Menurut hemat penulis, langkah untuk tidak memberikan ijazah bagi pelaku adalah langkah yang memiliki keadilan bermartabat. Pihak pengambil keputusan di lembaga pendidikan tidak perlu takut untuk mengambil keputusan tersebut. Langkah penyelesaian secara musyawarah kekeluargaan memang langkah yang baik namun korban tentu tidak dapat begitu saja mengampuni pelaku. Kecuali, jika memang korban dengan ikhlas memaafkan kesalahan pelaku dan tidak melanjutkan proses hukum maka pimpinan lembaga pendidikan memberikan hak tersebut kepada pelaku namun pimpinan wajib masih tetap memberikan pendampingan kepada korban hingga benar-benar pulih.

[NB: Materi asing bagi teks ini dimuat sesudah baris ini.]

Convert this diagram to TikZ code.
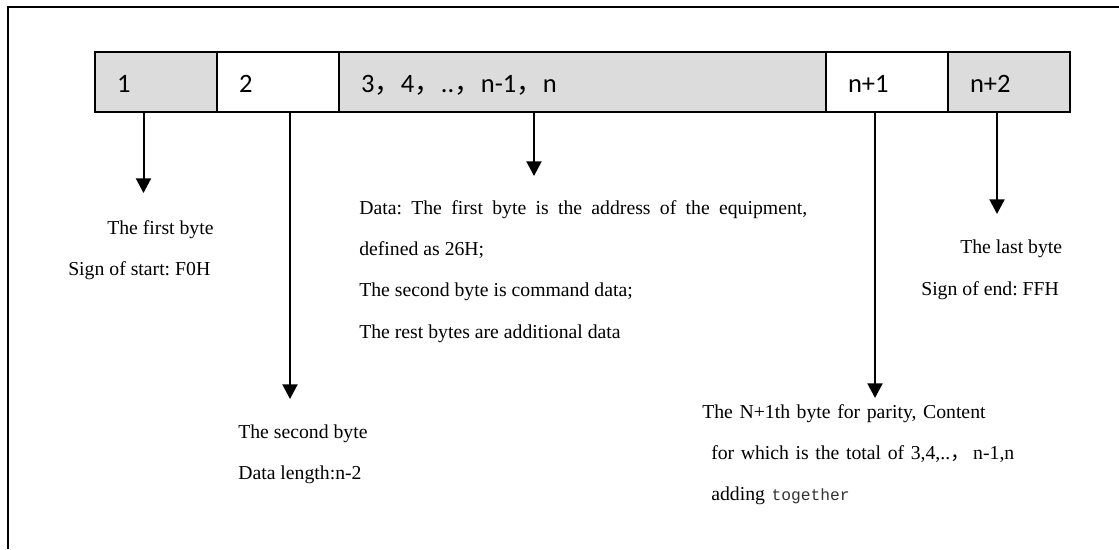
\documentclass[tikz,border=0pt]{standalone}
\usepackage{fontspec}
\setmainfont{Liberation Serif}
\newfontfamily\cellfont{Carlito}
\newfontfamily\cjk{Noto Sans CJK SC}
\newfontfamily\codefont{Liberation Mono}
\usetikzlibrary{arrows.meta,positioning}
\definecolor{cellgray}{RGB}{220,220,220}
\frenchspacing
\tikzset{
  cell/.style={draw, line width=1.3pt, outer sep=0pt, minimum height=45pt, inner xsep=16.5pt, inner ysep=0pt,
    align=left, text height=16.5pt, text depth=0pt, font=\cellfont\fontsize{19.9}{24}\selectfont},
  note/.style={anchor=base west, inner sep=0pt, font=\fontsize{14.8}{31}\selectfont},
  pointer/.style={line width=1.5pt, -{Triangle[width=11.25pt,length=11pt]}},
  frame/.style={line width=1.5pt}
}

\begin{document}
\begin{tikzpicture}[x=0.75pt,y=-0.75pt]

\useasboundingbox (0,0) rectangle (1119,549);
\draw[frame] (8,549) -- (8,7) -- (1119,7);

% frame bytes
\node[cell, fill=cellgray, anchor=west, text width=58.5pt] (b1) at (95,82) {1};
\node[cell, right=0pt of b1, text width=58.5pt] (b2) {2};
\node[cell, fill=cellgray, right=0pt of b2, text width=332.25pt] (b3) {3{\cjk ，}4{\cjk ，}..{\cjk ，}n-1{\cjk ，}n};
\node[cell, right=0pt of b3, text width=58.5pt] (b4) {n+1};
\node[cell, fill=cellgray, right=0pt of b4, text width=58.5pt] (b5) {n+2};

% pointers
\coordinate (p1) at (143.5,193);
\coordinate (p2) at (290,399);
\coordinate (p3) at (534,176);
\coordinate (p4) at (875,398);
\coordinate (p5) at (997,214);
\draw[pointer] (p1 |- b1.south) -- (p1);
\draw[pointer] (p2 |- b2.south) -- (p2);
\draw[pointer] (p3 |- b3.south) -- (p3);
\draw[pointer] (p4 |- b4.south) -- (p4);
\draw[pointer] (p5 |- b5.south) -- (p5);

% notes
\node[note] (first) at (107,234) {The first byte};
\node[note] (start) at (68,275) {Sign of start: F0H};
\node[note] (second) at (238,438) {The second byte};
\node[note] (len) at (238,479) {Data length:n-2};
\node[note, text width=336pt, align=justify] (data) at (359,214)
  {Data: The first byte is the address of the equipment,\linebreak defined as 26H;\\
   The second byte is command data;\\ The rest bytes are additional data};
\node[note, text width=300pt, align=left] (sum) at (702,418)
  {The N+1th byte for parity, Content\\
   \hspace*{6.75pt}for which is the total of 3,4,..{\cjk ，}\,n-1,n\\
   \hspace*{6.75pt}adding {\codefont\fontsize{12.2}{14}\selectfont\color{black!80}together}};
\node[note] (last) at (960,253) {The last byte};
\node[note] (end) at (921,295) {Sign of end: FFH};

\end{tikzpicture}
\end{document}
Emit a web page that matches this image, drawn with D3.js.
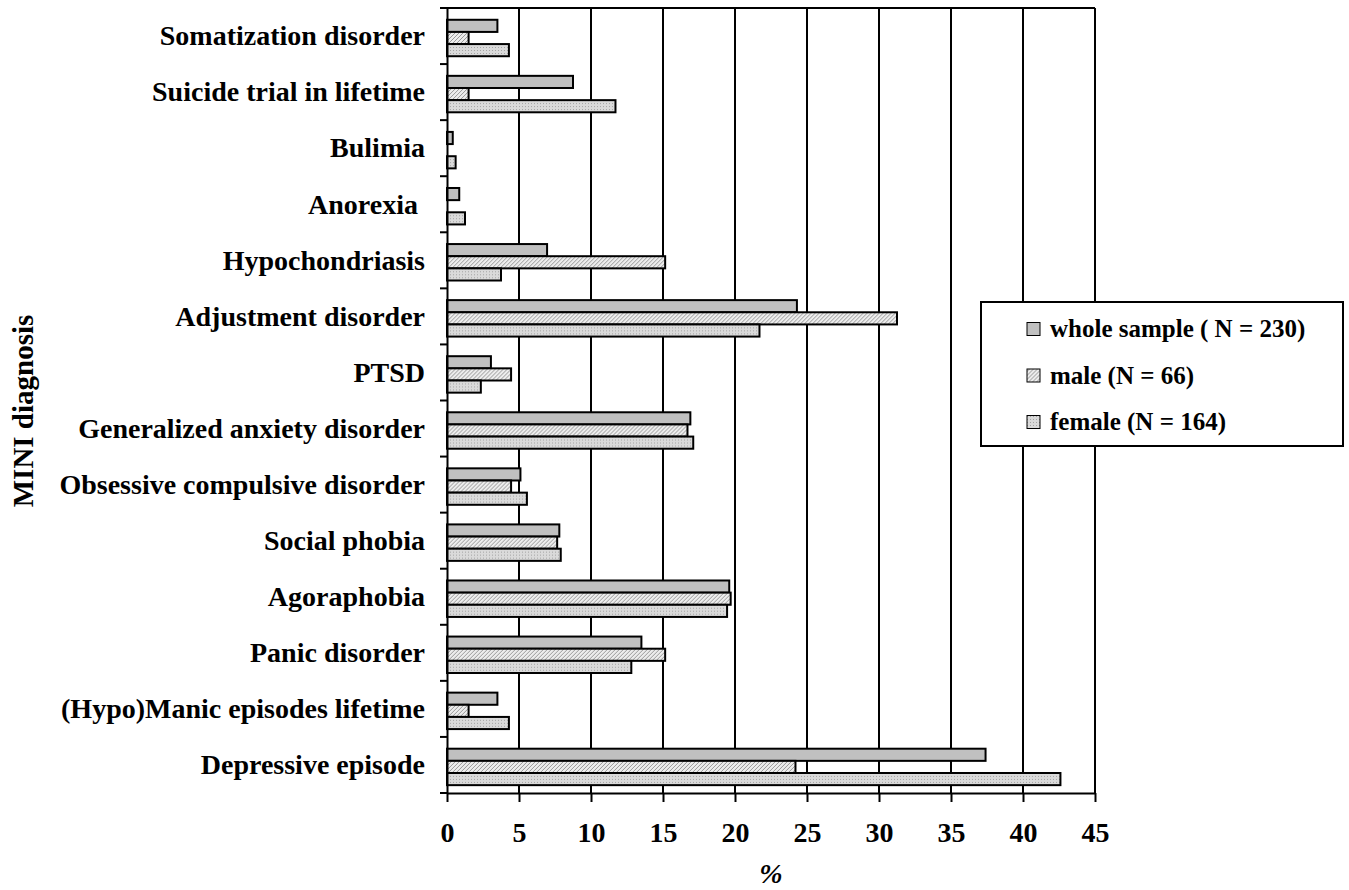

     Jikalau penyidikan, proses mencari dan mengumpulkan bukti untuk membuat terang tindak pidana telah selesai, walaupun pelaku percabulan yang kebetulan berstatus mahasiswa telah dikeluarkan maka hal tersebut tidak menghapuskan proses penyelesaian perkara pidana hingga vonis dijatuhkan oleh hakim.
     Terakhir, pemberitaan melalui media massa elektronik, membuat viral adalah bentuk dukungan nyata, bentuk peran serta masyarakat yang nyata agar pelaku diberi sanksi sesuai dengan hukum yang berlaku. Pemberitaan tersebut bukan untuk membuat suatu nama lembaga pendidikan menjadi buruk selama pemberitaan masih dengan kata-kata yang baik, proses pemberitaan tersebut untuk mengawal proses supaya tidak terjadi lagi korban-korban pelecehan seksual, korban percabulan, korban pemerkosaan di lembaga pendidikan pada khususnya, dan di Indonesia pada umumnya.